At the beginning of this year, Simmons reiterated his “rock is dead” claim in an interview with Gulf News, and then fully explained his theory in an interview with Heavy Consequence. He told us, among other reasons, “That kid living in his mom’s basement, decided one day that he didn’t want to pay for music. He wanted to download and file share. And that’s what killed the chances for the next generation of great bands. The fact that the music was for free. So nowadays new bands don’t have a chance.”
He also added, “The point is, yeah, rock is dead because if we play the game from 1958 until 1988, which is 30 years, you had Elvis, The Beatles, The Stones, Pink Floyd, and on and on and on. And you can go to the heavy part of it, which is Metallica, Maiden, if you want to put KISS in there, that’s fine. AC/DC, on and on and on. Even U2, Prince, Bowie, Eagles. And then you get to disco stuff, and Madonna, and that stuff, and Motown, of course. And then from 1988 until today, who’s the new Beatles?”
Heavy Consequence also recently caught up with Black Sabbath guitarist Tony Iommi, dubbed by many as the “godfather of heavy metal.” When we asked him his thoughts on Simmons repeatedly saying “rock is dead,” Iommi told us, “I don’t think rock is going to die.
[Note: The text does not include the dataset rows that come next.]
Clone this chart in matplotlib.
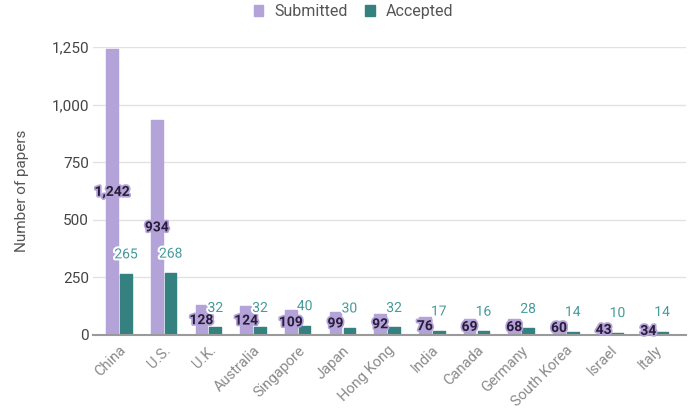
import matplotlib.pyplot as plt
import matplotlib.patheffects as pe
from matplotlib.ticker import FuncFormatter

paises = [
    "China", "U.S.", "U.K.", "Australia", "Singapore", "Japan", "Hong Kong",
    "India", "Canada", "Germany", "South Korea", "Israel", "Italy"
]
enviados = [1242, 934, 128, 124, 109, 99, 92, 76, 69, 68, 60, 43, 34]
aceptados = [265, 268, 32, 32, 40, 30, 32, 17, 16, 28, 14, 10, 14]

COLOR_ENVIADOS = "#b4a3d9"
COLOR_ACEPTADOS = "#34817f"


def graficar_papers(nombre_archivo: str = "out.png") -> None:
    """
    Genera el gráfico de barras agrupadas de papers enviados y aceptados.

    Args:
        nombre_archivo (str): Ruta donde se guarda la imagen PNG.

    Returns:
        None
    """
    plt.rcParams["font.family"] = ["Roboto", "DejaVu Sans"]

    fig = plt.figure(figsize=(7, 4.17), dpi=100)
    ax = fig.add_axes([0.133, 0.197, 0.847, 0.69])

    x = list(range(len(paises)))
    ancho = 0.26
    sep = 0.025
    x_env = [i - ancho / 2 - sep for i in x]
    x_acc = [i + ancho / 2 + sep for i in x]

    ax.bar(x_env, enviados, width=ancho, color=COLOR_ENVIADOS,
           edgecolor=COLOR_ENVIADOS, linewidth=1.0, joinstyle="round",
           label="Submitted", zorder=3)
    ax.bar(x_acc, aceptados, width=ancho, color=COLOR_ACEPTADOS,
           edgecolor=COLOR_ACEPTADOS, linewidth=1.0, joinstyle="round",
           label="Accepted", zorder=3)

    # Etiquetas de los enviados: centradas en la barra
    for xi, valor in zip(x_env, enviados):
        ax.text(xi, valor / 2, f"{valor:,}", ha="center", va="center",
                fontsize=10, fontweight="bold", color="#2a1d3a", zorder=5,
                path_effects=[pe.withStroke(linewidth=2.5, foreground=COLOR_ENVIADOS)])

    # Etiquetas de los aceptados: por encima de la barra
    for xi, valor in zip(x_acc, aceptados):
        ax.annotate(f"{valor:,}", xy=(xi, valor), xytext=(0, 9),
                    textcoords="offset points", ha="center", va="bottom",
                    fontsize=10, color="#459a9a", zorder=5,
                    path_effects=[pe.withStroke(linewidth=3, foreground="white")])

    ax.set_xlim(-0.58, len(paises) - 1 + 0.69)
    ax.set_ylim(0, 1250)
    ax.set_yticks([0, 250, 500, 750, 1000, 1250])
    ax.yaxis.set_major_formatter(FuncFormatter(lambda v, _: f"{int(v):,}"))
    ax.set_xticks(x)
    ax.set_xticklabels(paises, rotation=45, ha="right", rotation_mode="anchor",
                       color="#8a8a8a", fontsize=10.5)
    ax.tick_params(axis="y", length=0, labelsize=11, labelcolor="#444444", pad=3)
    ax.tick_params(axis="x", length=0, pad=6)

    ax.set_ylabel("Number of papers", fontsize=11, color="#555555", labelpad=16)

    ax.grid(True, axis="y", color="#e2e2e2", linewidth=1, zorder=0)
    ax.set_axisbelow(True)
    for lado in ["top", "right", "left"]:
        ax.spines[lado].set_visible(False)
    ax.spines["bottom"].set_color("#9a9a9a")
    ax.spines["bottom"].set_linewidth(1.5)
    ax.spines["bottom"].set_zorder(4)

    fig.legend(loc="upper center", bbox_to_anchor=(0.505, 1.025), ncol=2,
               frameon=False, fontsize=11.5, handlelength=0.6, handleheight=0.7,
               handletextpad=0.7, columnspacing=1.1, labelcolor="#555555")

    fig.savefig(nombre_archivo, dpi=100)
    plt.close(fig)


if __name__ == "__main__":
    graficar_papers()
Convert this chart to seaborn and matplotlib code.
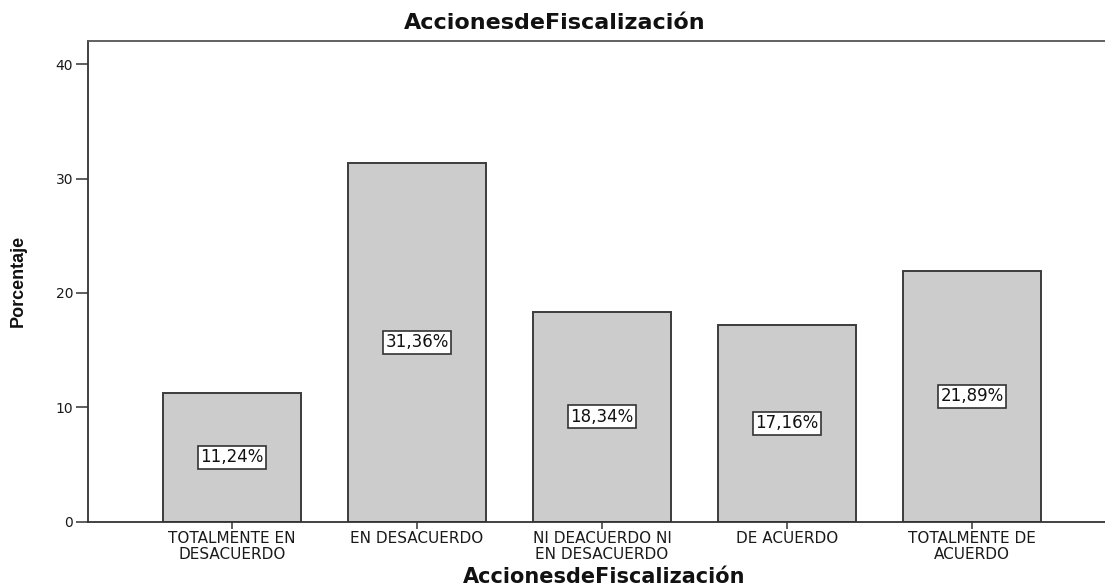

That’s been said for years. I mean, how many times I’ve heard that statement over the past 50-odd years? It’s quite a lot, really.”
He continued, “I think good music is not going to go. There’s always going to be a market for it. There are going to be an amount of bands that fall by the wayside — as there always is, there always will be. But there are certain bands that are going to stick out and going to be there. You’ve got Metallica up there — they’re not going to go away. They’ve got a lot of fans and they’ve got a great fanbase. There are a lot of bands out there. No, the music is not going to go away.”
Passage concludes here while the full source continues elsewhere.